С «Голубым экспрессом» все происходило иначе. Хотя четыре главных исполнителя почти не доставляли хлопот, репетиции проходили в крайне взвинченной атмосфере. Все готовилось с опозданием — декорации, программа, занавес и примерки, которые делали только звездам.
Красавчик приехал из Лондона. Роль была поручена молодому англичанину, воспитанному в русской школе Астафьевой и практически неизвестному французской публике. Антон Доулин с черными напомаженными волосами, расчесанными на прямой пробор, и бархатными глазами, в майке гимнаста был законченным образцом пляжного Дон Жуана, согласно канонам 1925 года. Это был Шери мускулистый, Шери в самом расцвете сил…
Очень убедительным был и Игрок в гольф. Его танцевал воспитанник Варшавской школы танца, Дягилев привез его из Польши в 1915 году. Парижане уже полюбили Войцеховского, блестящего танцовщика, наделенного мужественной грацией. Во время ссоры с Нижинским именно ему были поручены некоторые роли знаменитого танцовщика, и, против всех ожиданий, порою он не уступал Нижинскому. Амплуа спортсмена подходило ему великолепно, и, если бы он отправился в своем костюме на поле для гольфа, самый взыскательный арбитр не нашел бы, к чему придраться. Не фотографиям ли принца Уэльского была обязана Шанель этой удачей? Пожелания Кокто исполнились. Наследник английского трона, чей шарм и смелость в одежде без устали расхваливали хроникеры, не колеблясь принял бы в качестве партнера молодого человека со столь опрятной внешностью. На Войцеховском был белый воротничок, тугой галстук и поверх брюк-гольф вязаный полосатый свитер, сочетавшийся с носками.
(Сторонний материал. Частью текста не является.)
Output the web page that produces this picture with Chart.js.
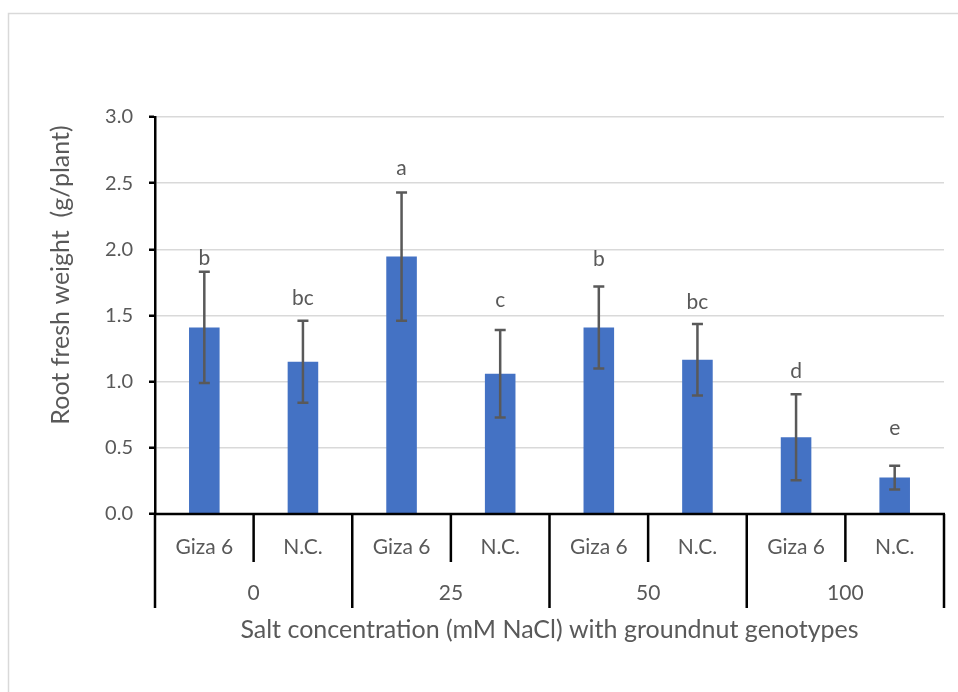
<!DOCTYPE html>
<html>
<head>
<meta charset="utf-8">
<script src="https://cdn.jsdelivr.net/npm/chart.js@4"></script>
<style>
  html, body { margin: 0; padding: 0; background: #fff; }
  #wrap { width: 958px; height: 692px; position: relative; }
</style>
</head>
<body>
<div id="wrap"><canvas id="chart"></canvas></div>
<script>
// data
const genotypes = ['Giza 6', 'N.C.', 'Giza 6', 'N.C.', 'Giza 6', 'N.C.', 'Giza 6', 'N.C.'];
const saltLevels = ['0', '25', '50', '100'];
const rootWeight = [1.41, 1.15, 1.945, 1.06, 1.41, 1.165, 0.58, 0.275];
const errors = [0.42, 0.31, 0.485, 0.33, 0.31, 0.27, 0.325, 0.09];
const letters = ['b', 'bc', 'a', 'c', 'b', 'bc', 'd', 'e'];
const letterAt = [1.88, 1.58, 2.56, 1.565, 1.877, 1.55, 1.03, 0.60];
const yTicks = [0, 0.5, 1, 1.5, 2, 2.5, 3];

const FONT = 'Lato, "Liberation Sans", sans-serif';
const GREY = '#595959';

// chart border + error bars + letters + two-level x axis + y title
const extras = {
  id: 'extras',
  beforeDraw(chart) {
    const ctx = chart.ctx;
    ctx.save();
    ctx.fillStyle = '#fff';
    ctx.fillRect(0, 0, chart.width, chart.height);
    ctx.strokeStyle = '#d9d9d9';
    ctx.lineWidth = 1.5;
    ctx.strokeRect(8.5, 13.5, chart.width + 10, chart.height + 10);
    ctx.restore();
  },
  afterDatasetsDraw(chart) {
    const ctx = chart.ctx;
    const y = chart.scales.y;
    const meta = chart.getDatasetMeta(0);
    ctx.save();
    ctx.strokeStyle = GREY;
    ctx.lineWidth = 2.5;
    meta.data.forEach((bar, i) => {
      const top = y.getPixelForValue(rootWeight[i] + errors[i]);
      const bot = y.getPixelForValue(rootWeight[i] - errors[i]);
      ctx.beginPath();
      ctx.moveTo(bar.x, top); ctx.lineTo(bar.x, bot);
      ctx.moveTo(bar.x - 5.5, top); ctx.lineTo(bar.x + 5.5, top);
      ctx.moveTo(bar.x - 5.5, bot); ctx.lineTo(bar.x + 5.5, bot);
      ctx.stroke();
    });
    ctx.fillStyle = GREY;
    ctx.font = '21px ' + FONT;
    ctx.textAlign = 'center';
    ctx.textBaseline = 'alphabetic';
    meta.data.forEach((bar, i) => {
      ctx.fillText(letters[i], bar.x, y.getPixelForValue(letterAt[i]));
    });

    // x axis drawn by hand (grouped categories)
    const area = chart.chartArea;
    const n = genotypes.length;
    const step = (area.right - area.left) / n;
    const base = area.bottom;
    ctx.strokeStyle = '#000';
    ctx.lineWidth = 2.5;
    ctx.beginPath();
    ctx.moveTo(area.left - 1, base); ctx.lineTo(area.right + 1, base);
    for (let i = 0; i <= n; i++) {
      const x = area.left + i * step;
      ctx.moveTo(x, base);
      ctx.lineTo(x, base + (i % 2 === 0 ? 94 : 48));
    }
    ctx.stroke();

    ctx.fillStyle = GREY;
    ctx.font = '21px ' + FONT;
    ctx.textBaseline = 'middle';
    genotypes.forEach((g, i) => {
      ctx.fillText(g, area.left + (i + 0.5) * step, base + 33);
    });
    saltLevels.forEach((s, i) => {
      ctx.fillText(s, area.left + (i * 2 + 1) * step, base + 79);
    });
    ctx.font = '25px ' + FONT;
    ctx.fillText('Salt concentration (mM NaCl) with groundnut genotypes',
      (area.left + area.right) / 2, base + 116);

    // y title sits a bit above the axis middle, like the original
    ctx.translate(61, 275);
    ctx.rotate(-Math.PI / 2);
    ctx.font = '25px ' + FONT;
    ctx.fillText('Root fresh weight  (g/plant)', 0, 0);
    ctx.restore();
  }
};

new Chart(document.getElementById('chart'), {
  type: 'bar',
  data: {
    labels: genotypes,
    datasets: [{
      data: rootWeight,
      backgroundColor: '#4472c4',
      borderWidth: 0,
      categoryPercentage: 1,
      barPercentage: 0.31
    }]
  },
  options: {
    responsive: true,
    maintainAspectRatio: false,
    animation: false,
    devicePixelRatio: 1,
    layout: { padding: { left: 0, top: 117, right: 14, bottom: 178 } },
    plugins: { legend: { display: false }, tooltip: { enabled: false } },
    scales: {
      x: { display: false },
      y: {
        min: 0,
        max: 3,
        afterFit(scale) { scale.width = 155; },
        afterBuildTicks(scale) { scale.ticks = yTicks.map(v => ({ value: v })); },
        ticks: {
          color: GREY,
          font: { family: FONT, size: 20 },
          padding: 16,
          callback: v => Number(v).toFixed(1)
        },
        grid: {
          color: '#d9d9d9',
          lineWidth: 1.5,
          tickColor: '#000',
          tickLength: 6,
          tickWidth: 2.5
        },
        border: { display: true, color: '#000', width: 2.5 },
        title: { display: false }
      }
    }
  },
  plugins: [extras]
});
</script>
</body>
</html>
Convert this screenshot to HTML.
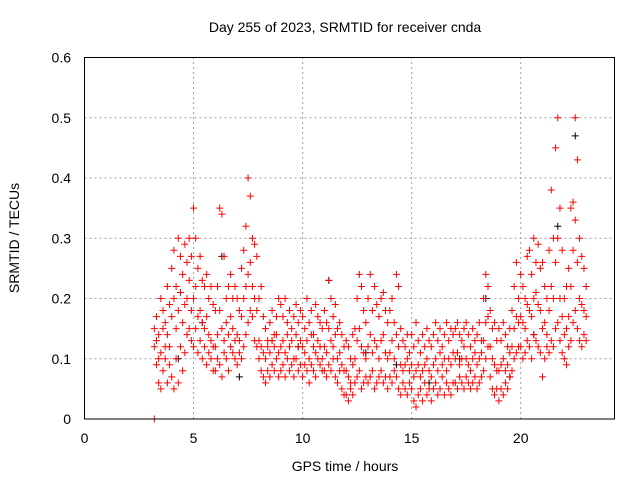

Никаких проблем не доставляла и Соколова, ее настоящее имя было Хильда Маннинге. Она была первой англичанкой, ангажированной Дягилевым. В труппе, где все балерины были русские, Хильда превратилась в Лидию, сменила имя, затем язык, потом образ жизни. Проводя дни и ночи в обществе перебежчиц из Мариинского театра и Императорской школы Санкт-Петербурга, она уже ничем не отличалась от них, разве что истинно британским чувством юмора. Роль Перлузы как раз была поводом использовать его с толком.
Другая на месте Шанель все время вспоминала бы о столь блистательном периоде в своей жизни. Когда ее умоляли: «А „Голубой экспресс“? Могли бы вы нам немного рассказать о репетициях, о балеринах и всем остальном?», она отвечала: «Это был другой мир. И потом, я занималась только костюмами». Тем не менее, хотя она говорила о Соколовой лишь как об участнице «Весны священной», Шанель сохранила о балерине довольно яркие воспоминания. «Она была серьезна, как монахиня», — утверждала она. И чувствовалось, что Шанель говорит со знанием дела.
В белом с ног до головы, с ракеткой в руках, со стягивающей волосы повязкой, такой же, которую Габриэль Шанель в амазонке, к великому ужасу своего портного, сама носила тринадцать лет назад, мчась галопом по лесам Руайо, Нижинская оставила себе главную женскую роль, роль Теннисистки. Она была маленькая, мускулистая, с толстыми щиколотками. У нее, как и у Нижинского, были довольно короткие ноги, и лицо ее своей монгольской приплюснутостью, раскосыми глазами, тяжелым подбородком и некрасивым ртом с мясистыми губами напоминало брата. Головная повязка, которую носили теннисистки, ей не очень-то шла. Нижинской не хватало живости, принесшей популярность Сюзанне Ланглен, которая должна была послужить ей моделью. Ланглен, чемпионка Франции в пятнадцать лет, умевшая своими экстравагантными прыжками рассмешить публику Уимблдона, безусловно, обладала большей сноровкой, но, несмотря на подобные оговорки, никто не мог отрицать, что надо было быть Брониславой Нижинской, чтобы с таким умением создать образ, привлекавший к себе внимание своей необычностью.